Wageners Beschreibungen sind mitunter herrlich grotesk, zuweilen aber auch etwas abgehoben oder flapsig. Der Kontrast zwischen dem eher klugen Bordpersonal und den tölpelhaften, übersättigten, unzufriedenen Pauschaltouristen ist etwas zu konstruiert. Kaum thematisiert werden die prekären (Arbeits-)Verhältnisse, in denen sich viele der Bordangestellten solcher Luxusschiffe als Leiharbeiter über Zeitverträge mit Agenturen von Saison zu Saison durchhangeln. Ein richtiges Verständnis, ein wirkliches Interesse, warum „die Freunde“ den Luxusdampfer wählen, stellt sich nicht ein. Im Vordergrund bleibt die Kritik der seriellen Erfahrungen und Bespaßungen.

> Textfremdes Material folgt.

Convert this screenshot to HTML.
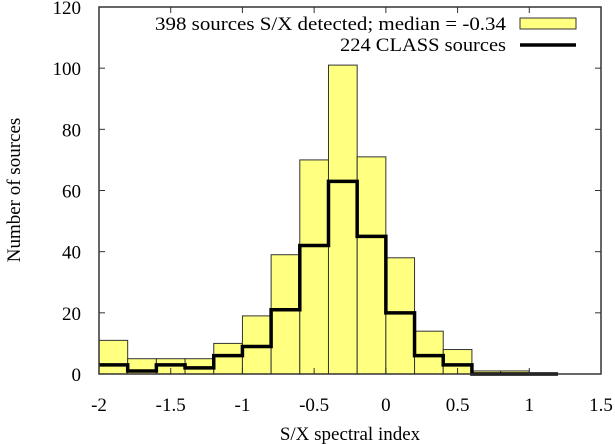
<!DOCTYPE html>
<html><head><meta charset="utf-8"><style>
html,body{margin:0;padding:0;background:#fff;}
svg{display:block;font-family:"Liberation Serif","DejaVu Serif",serif;}
</style></head><body>
<svg id="chart" width="615" height="444"></svg>
<script>
const binStarts = [-2,-1.8,-1.6,-1.4,-1.2,-1,-0.8,-0.6,-0.4,-0.2,0,0.2,0.4,0.6,0.8,1.0];
const detectedCounts = [11,5,5,5,10,19,39,70,101,71,38,14,8,1,1,0];
const classCounts = [3,1,3,2,6,9,21,42,63,45,20,6,3,0,0,0];
const xTicks = [-2,-1.5,-1,-0.5,0,0.5,1,1.5];
const xTickLabels = ["-2","-1.5","-1","-0.5","0","0.5","1","1.5"];
const yTicks = [0,20,40,60,80,100,120];
const binWidth = 0.2;

const svg = document.getElementById('chart');
const NS = 'http://www.w3.org/2000/svg';
const L=99, R=601, T=7, B=374;
const xs = v => L + (v - (-2)) / 3.5 * (R - L);
const ys = v => B - v / 120 * (B - T);
function mk(tag, attrs, parent){const e=document.createElementNS(NS,tag);for(const k in attrs)e.setAttribute(k,attrs[k]);(parent||svg).appendChild(e);return e;}

const bars = mk('g',{});


detectedCounts.forEach((c,i)=>{
  if(c<=0) return;
  const x0=xs(binStarts[i]), x1=xs(binStarts[i]+binWidth);
  const r=mk('rect',{x:x0,y:ys(c),width:x1-x0,height:B-ys(c),fill:'#ffff80',stroke:'#333','stroke-width':1},bars);
  
  
});

let d='';
classCounts.forEach((c,i)=>{
  const x0=xs(binStarts[i]), x1=xs(binStarts[i]+binWidth);
  d += (i===0?'M'+x0+','+ys(c):'L'+x0+','+ys(c)) + 'L'+x1+','+ys(c);
});
const step=mk('path',{d:d,fill:'none',stroke:'#000','stroke-width':3.5});



const frame=mk('rect',{x:L,y:T,width:R-L,height:B-T,fill:'none',stroke:'#333','stroke-width':1.5});



xTicks.forEach((v,i)=>{
  const x=xs(v);
  mk('line',{x1:x,y1:B,x2:x,y2:B-6,stroke:'#333'});
  mk('line',{x1:x,y1:T,x2:x,y2:T+6,stroke:'#333'});
  const t=mk('text',{x:x,y:411,'text-anchor':'middle','font-size':19});
  t.textContent=xTickLabels[i];
  
  
});
yTicks.forEach(v=>{
  const y=ys(v);
  mk('line',{x1:L,y1:y,x2:L+6,y2:y,stroke:'#333'});
  mk('line',{x1:R,y1:y,x2:R-6,y2:y,stroke:'#333'});
  const t=mk('text',{x:81,y:y+7,'text-anchor':'end','font-size':19});
  t.textContent=String(v);
  
  
});
</script>
<svg style="position:absolute;left:0;top:0" width="615" height="444">
<text x="350" y="440" text-anchor="middle" font-size="19" font-family="Liberation Serif, serif">S/X spectral index</text>
<text transform="translate(20,190) rotate(-90)" text-anchor="middle" font-size="19" font-family="Liberation Serif, serif">Number of sources</text>
<g>
<text x="155" y="30" textLength="351" lengthAdjust="spacingAndGlyphs" font-size="19" font-family="Liberation Serif, serif">398 sources S/X detected; median = -0.34</text>
<rect x="520" y="18" width="56" height="11" fill="#ffff80" stroke="#333"/>
<text x="340" y="51" textLength="166" lengthAdjust="spacingAndGlyphs" font-size="19" font-family="Liberation Serif, serif">224 CLASS sources</text>
<line x1="520" y1="45" x2="576" y2="45" stroke="#000" stroke-width="3.5"/>
</g>
</svg>
</body></html>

Wenngleich Wagener mit ihrer Sprache in den Bann ziehen kann – vor allem mit den minutiösen Beschreibungen des Unterhaltungsprogramms einschließlich der Karaoke-Shows, die vor bissiger Beobachtungsgabe strotzen, so überzeugt das Buch nicht auf dieselbe Art, wie ihre Kurzgeschichtenbände E. Galaxien (2015) oder Larven (2016). In Alle meine Freunde fehlt ein wirklicher Spannungsbogen und so plätschert der Kreuzfahrtroman über 264 Seiten vor sich hin.
Von Anfang bis zum Ende bleibt das Gefühl einer dumpfen Leere, die die Tourist/innen beherrscht und der sie doch zu entkommen suchen. Diese Leere und Sinnlosigkeit angesichts eines stumpfen Alltags vermag Nora Wagener allerdings bei ihren Figuren gekonnt einzufangen. In Alle meine Freunde erschöpfen sich die individuellen Geschichten rund um die Kreuzfahrt jedoch zu schnell.